2 2 1 ambito nacional

Disaster risk management in the health sector is not the exclusive responsibility of central-level health authorities. Regardless of how a country is organized administratively, the sub-national and local levels must participate in the process.

At the national level, decisions are made on policy, strategy, planning, and programs, and these decisions apply to all the country’s levels and territories. This is generally true for countries with a centralized government. However, in countries with federal systems, many of the responsibilities are handled by sub-national entities (which may go by different names—states, provinces, regions, etc.).

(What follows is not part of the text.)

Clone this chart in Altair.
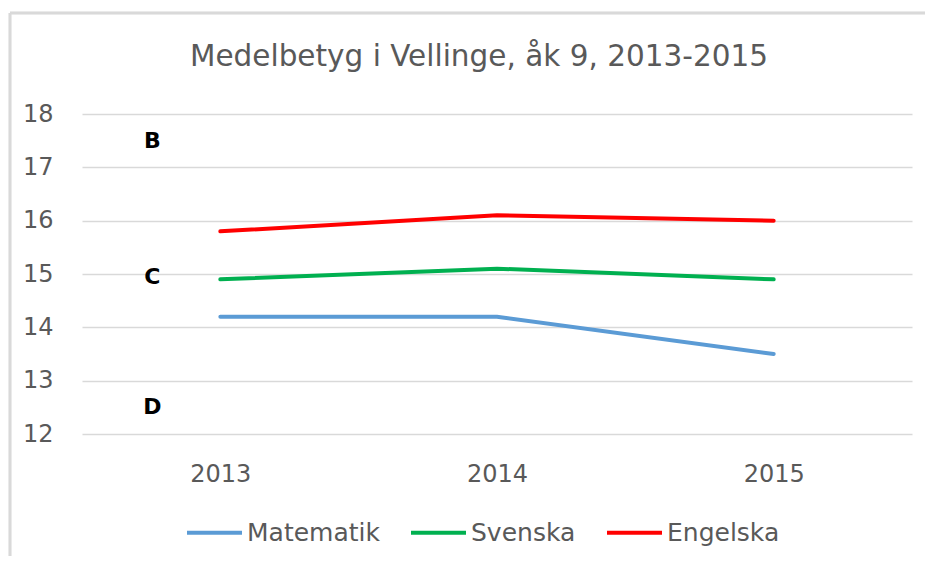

In centralized systems, the national health authority normally takes the leadership role strategically and in terms of policy, but may assume an operational role in events that affect national security, in which case decrees are issued providing for an exception to the general rule.

In other countries, such as Argentina, Brazil, and Mexico, decentralization is such that the management of disaster health risks is incumbent on the sub-national or municipal levels. In either case, the impact of disasters obliges all administrative levels to have mechanisms in place that allow them to be self-sufficient in the response to emergencies while support from other jurisdictions and levels inside and outside the country is on the way (if needed).

An analysis of the levels of government and their responsibilities, competencies, and capacities, will ease the way for preparing and implementing health sector policies and programs to minimize the impact of emergencies and disasters. The organization of a disaster program should be in line with the governmental structure, and each level should be strengthened, to maximize complementarity, efficiency and efficacy. This is particularly important when local or sub-national levels do not have all the resources and capacities necessary to reduce disaster risk or respond to emergencies and disasters. The EPHF 11 assessment instrument can be used to identify gaps.